**STATED EXERCISE**
Repeat every entry word for word, but leave the images out of your copy.

(Stored data entries)
□ □ □

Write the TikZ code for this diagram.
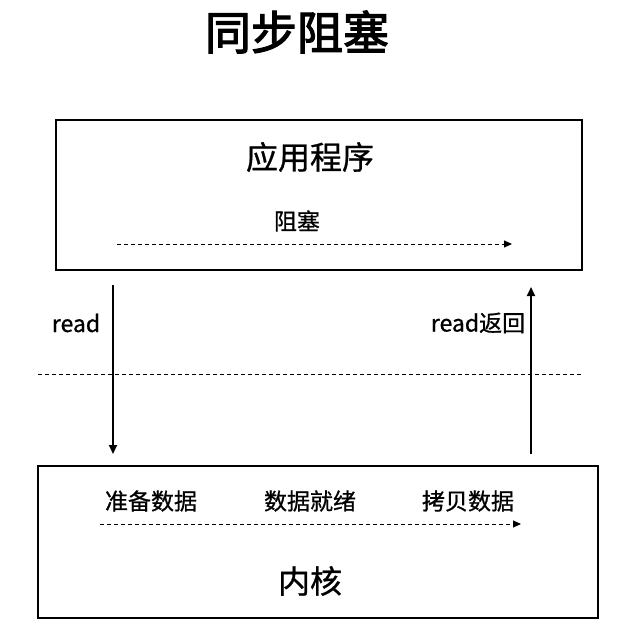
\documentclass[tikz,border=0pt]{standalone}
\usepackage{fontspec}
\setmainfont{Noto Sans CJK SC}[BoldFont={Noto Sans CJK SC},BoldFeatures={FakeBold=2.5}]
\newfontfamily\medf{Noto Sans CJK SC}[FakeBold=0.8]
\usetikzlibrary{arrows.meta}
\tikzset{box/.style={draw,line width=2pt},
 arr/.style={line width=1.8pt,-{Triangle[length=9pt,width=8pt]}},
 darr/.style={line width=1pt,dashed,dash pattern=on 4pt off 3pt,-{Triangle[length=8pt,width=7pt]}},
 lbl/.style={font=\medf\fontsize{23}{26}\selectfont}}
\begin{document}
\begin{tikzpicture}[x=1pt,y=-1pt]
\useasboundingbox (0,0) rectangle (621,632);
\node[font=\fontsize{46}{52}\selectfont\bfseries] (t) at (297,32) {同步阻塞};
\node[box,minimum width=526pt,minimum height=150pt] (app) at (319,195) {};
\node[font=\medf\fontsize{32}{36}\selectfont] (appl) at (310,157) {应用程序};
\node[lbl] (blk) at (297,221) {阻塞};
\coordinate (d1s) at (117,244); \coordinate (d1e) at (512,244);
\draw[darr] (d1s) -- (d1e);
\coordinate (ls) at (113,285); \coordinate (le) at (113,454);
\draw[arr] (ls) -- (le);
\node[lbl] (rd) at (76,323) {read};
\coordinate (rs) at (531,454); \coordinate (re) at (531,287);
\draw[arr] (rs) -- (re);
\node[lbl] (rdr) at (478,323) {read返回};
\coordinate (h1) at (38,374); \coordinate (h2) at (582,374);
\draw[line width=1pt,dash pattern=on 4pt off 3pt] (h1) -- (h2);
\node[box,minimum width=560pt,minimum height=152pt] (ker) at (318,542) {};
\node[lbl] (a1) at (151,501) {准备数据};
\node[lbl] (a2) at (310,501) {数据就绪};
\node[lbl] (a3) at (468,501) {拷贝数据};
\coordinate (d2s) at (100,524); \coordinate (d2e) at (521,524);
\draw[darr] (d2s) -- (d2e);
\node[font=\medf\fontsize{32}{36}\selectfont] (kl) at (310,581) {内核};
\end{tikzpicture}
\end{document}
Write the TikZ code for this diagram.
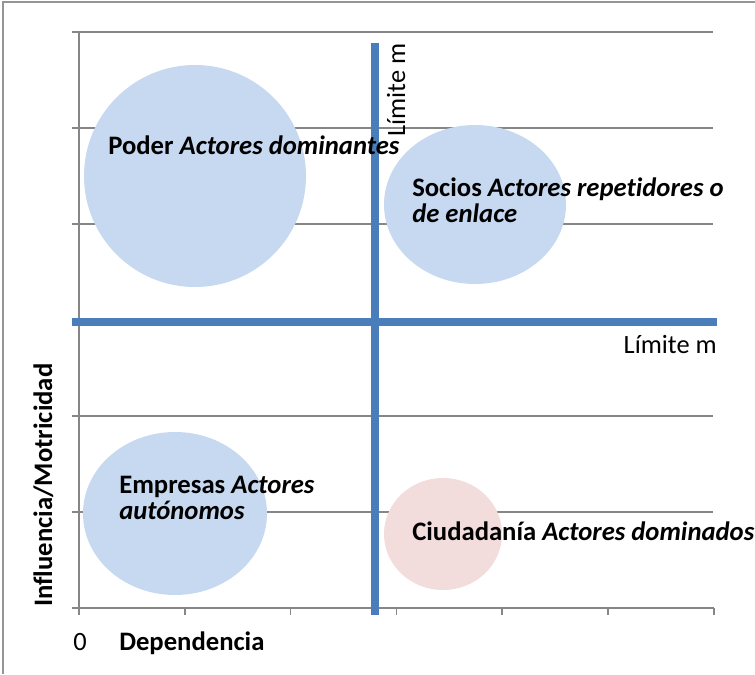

□ □ □

**THE COMPLETED TASK**
Write the TikZ code for this diagram.
\documentclass[tikz,border=0pt]{standalone}
\usepackage{fontspec}
\setmainfont{Noto Sans CJK SC}[BoldFont={Noto Sans CJK SC},BoldFeatures={FakeBold=2.5}]
\newfontfamily\medf{Noto Sans CJK SC}[FakeBold=0.8]
\usetikzlibrary{arrows.meta}
\tikzset{box/.style={draw,line width=2pt},
 arr/.style={line width=1.8pt,-{Triangle[length=9pt,width=8pt]}},
 darr/.style={line width=1pt,dashed,dash pattern=on 4pt off 3pt,-{Triangle[length=8pt,width=7pt]}},
 lbl/.style={font=\medf\fontsize{23}{26}\selectfont}}
\begin{document}
\begin{tikzpicture}[x=1pt,y=-1pt]
\useasboundingbox (0,0) rectangle (621,632);
\node[font=\fontsize{46}{52}\selectfont\bfseries] (t) at (297,32) {同步阻塞};
\node[box,minimum width=526pt,minimum height=150pt] (app) at (319,195) {};
\node[font=\medf\fontsize{32}{36}\selectfont] (appl) at (310,157) {应用程序};
\node[lbl] (blk) at (297,221) {阻塞};
\coordinate (d1s) at (117,244); \coordinate (d1e) at (512,244);
\draw[darr] (d1s) -- (d1e);
\coordinate (ls) at (113,285); \coordinate (le) at (113,454);
\draw[arr] (ls) -- (le);
\node[lbl] (rd) at (76,323) {read};
\coordinate (rs) at (531,454); \coordinate (re) at (531,287);
\draw[arr] (rs) -- (re);
\node[lbl] (rdr) at (478,323) {read返回};
\coordinate (h1) at (38,374); \coordinate (h2) at (582,374);
\draw[line width=1pt,dash pattern=on 4pt off 3pt] (h1) -- (h2);
\node[box,minimum width=560pt,minimum height=152pt] (ker) at (318,542) {};
\node[lbl] (a1) at (151,501) {准备数据};
\node[lbl] (a2) at (310,501) {数据就绪};
\node[lbl] (a3) at (468,501) {拷贝数据};
\coordinate (d2s) at (100,524); \coordinate (d2e) at (521,524);
\draw[darr] (d2s) -- (d2e);
\node[font=\medf\fontsize{32}{36}\selectfont] (kl) at (310,581) {内核};
\end{tikzpicture}
\end{document}
Write the TikZ code for this diagram.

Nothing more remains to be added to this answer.